* _TASK TO CARRY OUT_
Check each line for the word "with" and report how many have it. Give nothing else.
>> Start MATERIAL FOR THE TASK
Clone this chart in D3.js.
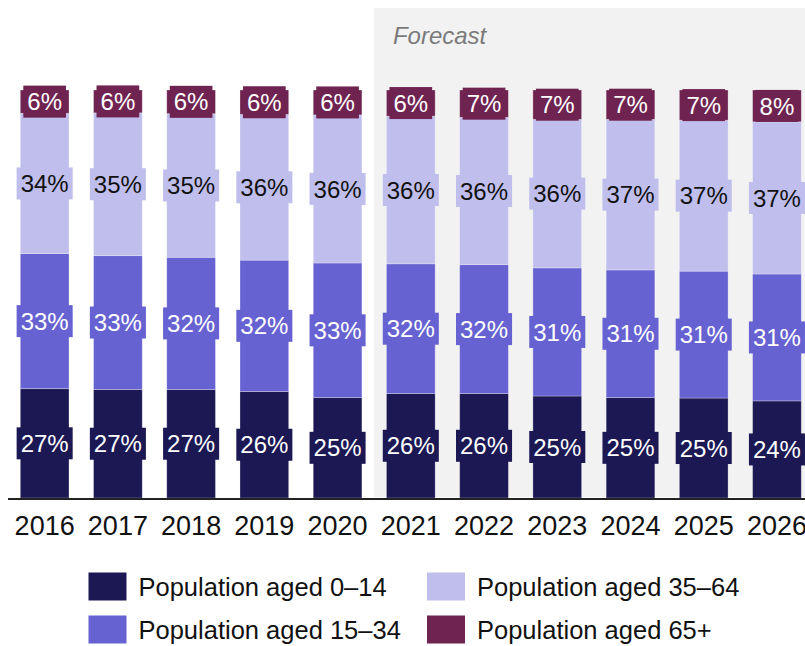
<!DOCTYPE html>
<html>
<head>
<meta charset="utf-8">
<script src="https://cdn.jsdelivr.net/npm/d3@7/dist/d3.min.js"></script>
<style>
  html, body { margin: 0; padding: 0; background: #fff; }
  svg { display: block; font-family: "Liberation Sans", Arial, sans-serif; }
</style>
</head>
<body>
<svg id="chart" width="805" height="646"></svg>
<script>
// Population shares by age group (% of total), 2016–2026; 2021 onwards is forecast
const years = ["2016", "2017", "2018", "2019", "2020", "2021", "2022", "2023", "2024", "2025", "2026"];
const aged0to14  = [26.8, 26.6, 26.6, 26.1, 24.6, 25.6, 25.6, 25.0, 24.6, 24.5, 23.8];
const aged15to34 = [33.1, 32.8, 32.4, 32.2, 33.0, 31.8, 31.6, 31.4, 31.3, 31.1, 31.1];
const aged35to64 = [34.4, 35.0, 35.2, 35.7, 36.3, 36.2, 36.1, 36.4, 36.9, 37.0, 37.3];
const aged65plus = [5.7, 5.6, 5.8, 6.0, 6.1, 6.4, 6.7, 7.2, 7.2, 7.4, 7.8];
const forecastYears = ["2021", "2022", "2023", "2024", "2025", "2026"];

const seriesKeys   = ["a0_14", "a15_34", "a35_64", "a65"];
const seriesNames  = ["Population aged 0–14", "Population aged 15–34", "Population aged 35–64", "Population aged 65+"];
const seriesColors = ["#1b1854", "#6762d1", "#bfbeec", "#6f2350"];
const labelColors  = ["#ffffff", "#ffffff", "#111111", "#ffffff"];

const rows = years.map((y, i) => ({
  year: y,
  a0_14: aged0to14[i],
  a15_34: aged15to34[i],
  a35_64: aged35to64[i],
  a65: aged65plus[i]
}));

const svg = d3.select("#chart");

const x = d3.scaleBand()
  .domain(years)
  .range([20.3, 801.3])
  .paddingInner(0.335)
  .paddingOuter(0);

const y = d3.scaleLinear()
  .domain([0, 100])
  .range([498, 90]);

// Forecast period background
const fStart = x(forecastYears[0]) - (x.step() - x.bandwidth()) / 2 - 0.3;
svg.append("rect")
  .attr("x", fStart)
  .attr("y", 8)
  .attr("width", 805 - fStart)
  .attr("height", 489)
  .attr("fill", "#f2f2f2");

svg.append("text")
  .attr("x", fStart + 19)
  .attr("y", 44)
  .attr("font-size", 24)
  .attr("font-style", "italic")
  .attr("fill", "#7a7a7a")
  .text("Forecast");

const stack = d3.stack().keys(seriesKeys);
const layers = stack(rows);

const layerG = svg.append("g")
  .selectAll("g")
  .data(layers)
  .join("g")
  .attr("fill", (d, i) => seriesColors[i]);

layerG.selectAll("rect")
  .data(d => d)
  .join("rect")
  .attr("x", d => x(d.data.year))
  .attr("width", x.bandwidth())
  .attr("y", d => y(d[1]))
  .attr("height", d => y(d[0]) - y(d[1]))
  .attr("stroke", "rgba(255,255,255,0.35)")
  .attr("stroke-width", 0.8);

// Value labels on boxes of the segment colour
const labelLayer = svg.append("g");
layers.forEach((layer, li) => {
  layer.forEach(d => {
    const cx = x(d.data.year) + x.bandwidth() / 2;
    const cy = (y(d[0]) + y(d[1])) / 2;
    const g = labelLayer.append("g");
    const bg = g.append("rect").attr("fill", seriesColors[li]);
    const t = g.append("text")
      .attr("x", cx)
      .attr("y", cy)
      .attr("dy", "0.36em")
      .attr("text-anchor", "middle")
      .attr("font-size", 24)
      .attr("fill", labelColors[li])
      .text(Math.round(d.data[layer.key]) + "%");
    const bb = t.node().getBBox();
    bg.attr("x", bb.x - 4)
      .attr("y", cy - 16)
      .attr("width", bb.width + 8)
      .attr("height", 32);
  });
});

// Year axis
const xAxis = d3.axisBottom(x).tickSize(0).tickPadding(17);
const axisG = svg.append("g")
  .attr("transform", "translate(0,499)")
  .call(xAxis);
axisG.select(".domain").remove();
axisG.selectAll("text")
  .attr("font-size", 27)
  .attr("font-family", "'Liberation Sans', Arial, sans-serif")
  .attr("fill", "#111");

svg.append("line")
  .attr("x1", 8).attr("x2", 805)
  .attr("y1", 499).attr("y2", 499)
  .attr("stroke", "#222")
  .attr("stroke-width", 2);

// Legend, two columns by two rows
const legendOrder = [0, 2, 1, 3];
const colX = [88.5, 427];
const rowY = [572.5, 615.5];
const legend = svg.append("g");
legendOrder.forEach((si, k) => {
  const cx = colX[k % 2];
  const ry = rowY[Math.floor(k / 2)];
  legend.append("rect")
    .attr("x", cx).attr("y", ry)
    .attr("width", 38).attr("height", 28)
    .attr("fill", seriesColors[si]);
  legend.append("text")
    .attr("x", cx + 50)
    .attr("y", ry + 14)
    .attr("dy", "0.36em")
    .attr("font-size", 25.5)
    .attr("fill", "#111")
    .text(seriesNames[si]);
});
</script>
</body>
</html>
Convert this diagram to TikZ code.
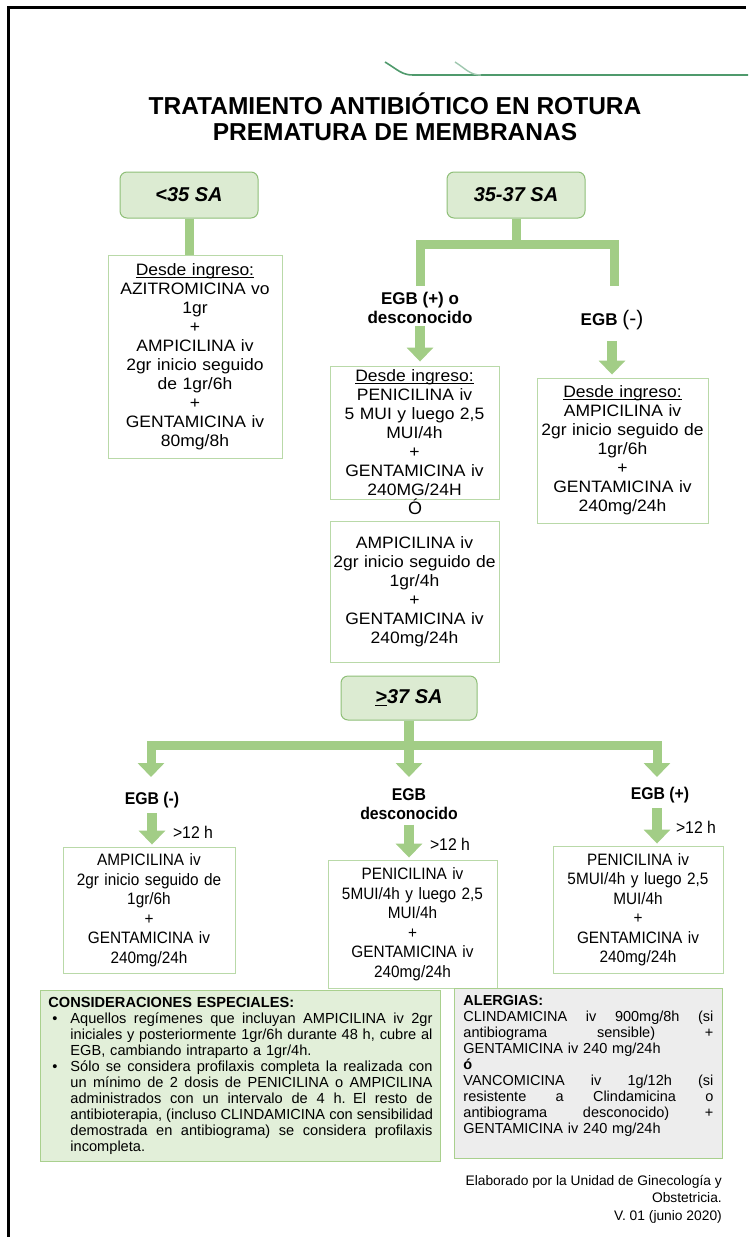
\documentclass[tikz,border=0pt]{standalone}
\usepackage{fontspec}
\setmainfont{Liberation Sans}
\newfontfamily\widesf{Liberation Sans}[FakeStretch=1.06]
\newfontfamily\narrowsf{Liberation Sans}[FakeStretch=0.93]
\usetikzlibrary{arrows.meta}

\definecolor{hdrfill}{HTML}{DCEBD2}
\definecolor{hdrline}{HTML}{8FBF78}
\definecolor{bargreen}{HTML}{A2CD86}
\definecolor{boxline}{HTML}{B9D9A8}
\definecolor{notefill}{HTML}{E2EFD9}
\definecolor{noteline}{HTML}{A9D08E}
\definecolor{allergyfill}{HTML}{EDEDED}
\definecolor{deco}{HTML}{4F9A6C}

% a line spread to a given width (justified): spaces get infinite stretch
\newcommand{\jl}[2]{\leavevmode\hbox to #1{\spaceskip=0.278em plus 1fil\relax #2}}
% bullet with hanging indent
\newcommand{\bul}{\makebox[22pt][l]{\hspace{4pt}•}}
\newcommand{\ind}{\hspace*{22pt}}
% underline set close to the baseline
\newcommand{\ul}[1]{\setbox0\hbox{#1}\rlap{\rule[-2.2pt]{\wd0}{0.8pt}}\box0\relax}

\tikzset{
  hdr/.style={draw=hdrline, fill=hdrfill, rounded corners=7pt, line width=1pt,
    minimum width=138pt, minimum height=46pt,
    font=\fontsize{20}{24}\selectfont\bfseries\itshape},
  box/.style={draw=boxline, line width=0.9pt, fill=white, inner sep=0pt,
    align=center, font=\widesf\fontsize{16.5}{19}\selectfont},
  nbox/.style={box, font=\narrowsf\fontsize{16.5}{19.5}\selectfont},
  lbl/.style={font=\fontsize{17}{19}\selectfont\bfseries, align=center, inner sep=2pt},
  nlbl/.style={font=\narrowsf\fontsize{17}{19}\selectfont\bfseries, align=center, inner sep=2pt},
  gt/.style={anchor=west, inner sep=0pt, font=\narrowsf\fontsize{17}{19}\selectfont},
  bar/.style={draw=bargreen, line width=9pt, line join=miter},
  blockarrow/.style={draw=bargreen, line width=10pt,
    -{Triangle[width=26pt,length=14pt]}},
  twoheads/.style={draw=bargreen, line width=9pt, line join=miter,
    {Triangle[width=26pt,length=14pt]}-{Triangle[width=26pt,length=14pt]}},
}

\begin{document}
\begin{tikzpicture}[x=1pt,y=-1pt]
\useasboundingbox (0,0) rectangle (748,1237);

% page frame (left and top edges)
\draw[line width=2.6pt, line join=miter] (8.5,1237) -- (8.5,7.5) -- (746,7.5);

% decorative header line
\draw[deco, line width=1.6pt] (385,62) .. controls (398,70) and (402,75) .. (413,75) -- (748,75);
\draw[deco!55, line width=1.4pt] (455,62) .. controls (466,69) and (470,75) .. (481,75);

% title
\node[font=\fontsize{24.5}{26}\selectfont\bfseries, align=center] (title) at (395,117)
  {TRATAMIENTO ANTIBIÓTICO EN ROTURA\\PREMATURA DE MEMBRANAS};

% ---------- < 35 SA ----------
\node[hdr] (h1) at (189,195) {<35 SA};
\node[box, minimum width=174pt, minimum height=203pt, text width=172pt] (b1) at (195,356.5)
  {\ul{Desde ingreso:}\\AZITROMICINA vo\\1gr\\+\\AMPICILINA iv\\2gr inicio seguido\\de 1gr/6h\\+\\GENTAMICINA iv\\80mg/8h};
\draw[bar] (h1.south) -- (h1.south |- b1.north);

% ---------- 35-37 SA ----------
\node[hdr] (h2) at (516,195) {35-37 SA};
\coordinate (j2) at (516,244);
\coordinate (e2a) at (420,286);
\coordinate (e2b) at (614,286);
\draw[bar] (h2.south) -- (j2);
\draw[bar] (e2a) |- (j2) -| (e2b);

\node[lbl] (l2a) at (420,308) {EGB (+) o\\desconocido};
\node[lbl] (l2b) at (612,320) {EGB {\mdseries\fontsize{21}{21}\selectfont(-)}};

\node[box, minimum width=169pt, minimum height=133pt, text width=167pt] (b2a) at (414.5,432.5)
  {\ul{Desde ingreso:}\\PENICILINA iv\\5 MUI y luego 2,5\\MUI/4h\\+\\GENTAMICINA iv\\240MG/24H};
\node[font=\fontsize{18}{18}\selectfont] (or) at (415,507) {Ó};
\node[box, minimum width=169pt, minimum height=141pt, text width=167pt] (b2b) at (414.5,591.5)
  {AMPICILINA iv\\2gr inicio seguido de\\1gr/4h\\+\\GENTAMICINA iv\\240mg/24h};
\node[box, minimum width=171pt, minimum height=145pt, text width=169pt] (b2c) at (622.5,450.5)
  {\ul{Desde ingreso:}\\AMPICILINA iv\\2gr inicio seguido de\\1gr/6h\\+\\GENTAMICINA iv\\240mg/24h};

\draw[blockarrow, shorten >=4pt] (l2a.south) -- (l2a.south |- b2a.north);
\draw[blockarrow, shorten <=9pt, shorten >=3pt] (l2b.south) -- (l2b.south |- b2c.north);

% ---------- >= 37 SA ----------
\node[hdr, minimum width=136pt, minimum height=44pt] (h3) at (409,698) {\ul{>}37 SA};
\coordinate (j3) at (409,745);
\coordinate (t3a) at (151,777);
\coordinate (t3b) at (409,777);
\coordinate (t3c) at (657,777);
\draw[twoheads] (t3a) |- (j3) -| (t3c);
\draw[blockarrow] (h3.south) -- (t3b);

\node[nlbl] (l3a) at (152,800) {EGB (-)};
\node[nlbl] (l3b) at (409,804) {EGB\\desconocido};
\node[nlbl] (l3c) at (660,795) {EGB (+)};

\node[nbox, minimum width=172pt, minimum height=126pt, text width=170pt] (b3a) at (149,910)
  {AMPICILINA iv\\2gr inicio seguido de\\1gr/6h\\+\\GENTAMICINA iv\\240mg/24h};
\node[nbox, minimum width=169pt, minimum height=128pt, text width=167pt] (b3b) at (412.5,924)
  {PENICILINA iv\\5MUI/4h y luego 2,5\\MUI/4h\\+\\GENTAMICINA iv\\240mg/24h};
\node[nbox, minimum width=170pt, minimum height=127pt, text width=168pt] (b3c) at (638,909.5)
  {PENICILINA iv\\5MUI/4h y luego 2,5\\MUI/4h\\+\\GENTAMICINA iv\\240mg/24h};

\draw[blockarrow, shorten <=3pt, shorten >=2pt] (l3a.south) --
  node[gt, pos=0.6, xshift=16pt] {>12 h} (l3a.south |- b3a.north);
\draw[blockarrow, shorten <=3pt, shorten >=2pt] (l3b.south) --
  node[gt, pos=0.6, xshift=16pt] {>12 h} (l3b.south |- b3b.north);
\draw[blockarrow, shorten <=3pt, shorten >=2pt] ([xshift=-3pt]l3c.south) --
  node[gt, pos=0.55, xshift=14pt] {>12 h} ([xshift=-3pt]l3c.south |- b3c.north);

% ---------- notes ----------
\node[draw=noteline, fill=notefill, line width=0.9pt, anchor=north west,
      inner xsep=8pt, inner ysep=7pt, text width=384pt, align=left,
      font=\fontsize{14.6}{16}\selectfont] (cons) at (40,990)
  {{\bfseries CONSIDERACIONES ESPECIALES:}\\
   \bul\jl{362pt}{Aquellos regímenes que incluyan AMPICILINA iv 2gr}\\
   \ind\jl{362pt}{iniciales y posteriormente 1gr/6h durante 48 h, cubre al}\\
   \ind EGB, cambiando intraparto a 1gr/4h.\\
   \bul\jl{362pt}{Sólo se considera profilaxis completa la realizada con}\\
   \ind\jl{362pt}{un mínimo de 2 dosis de PENICILINA o AMPICILINA}\\
   \ind\jl{362pt}{administrados con un intervalo de 4 h. El resto de}\\
   \ind\jl{362pt}{antibioterapia, (incluso CLINDAMICINA con sensibilidad}\\
   \ind\jl{362pt}{demostrada en antibiograma) se considera profilaxis}\\
   \ind incompleta.};

\node[draw=noteline, fill=allergyfill, line width=0.9pt, anchor=north west,
      inner xsep=9pt, inner ysep=7pt, text width=250pt, align=left,
      font=\fontsize{14.5}{16}\selectfont] (alg) at (454,988)
  {{\bfseries ALERGIAS:}\\
   \jl{250pt}{CLINDAMICINA iv 900mg/8h (si}\\
   \jl{250pt}{antibiograma sensible) +}\\
   GENTAMICINA iv 240 mg/24h\\
   {\bfseries ó}\\
   \jl{250pt}{VANCOMICINA iv 1g/12h (si}\\
   \jl{250pt}{resistente a Clindamicina o}\\
   \jl{250pt}{antibiograma desconocido) +}\\
   GENTAMICINA iv 240 mg/24h\\[-2pt]
   \rule{0pt}{16pt}};

\node[anchor=north east, align=right, inner sep=0pt,
      font=\fontsize{13.8}{17.5}\selectfont] (foot) at (722,1175)
  {Elaborado por la Unidad de Ginecología y\\Obstetricia.\\V. 01 (junio 2020)};
\end{tikzpicture}
\end{document}
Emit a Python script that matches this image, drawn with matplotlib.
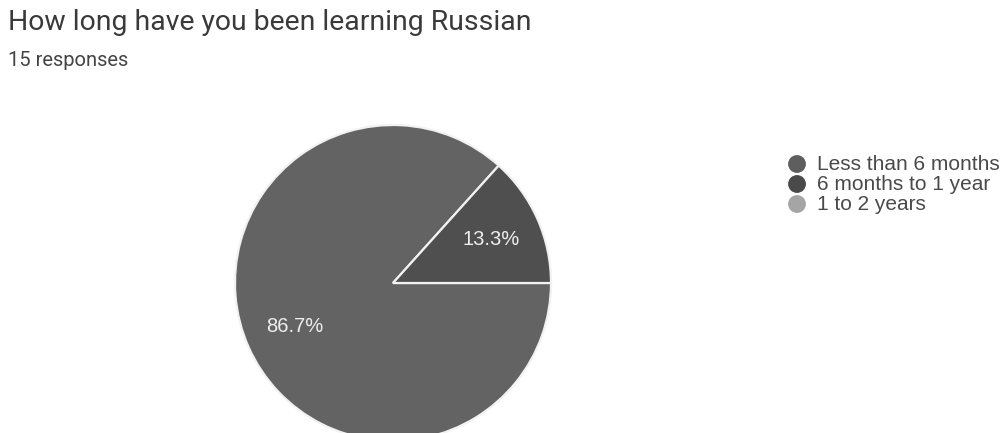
>> End MATERIAL FOR THE TASK
* _TASK ANSWER_
2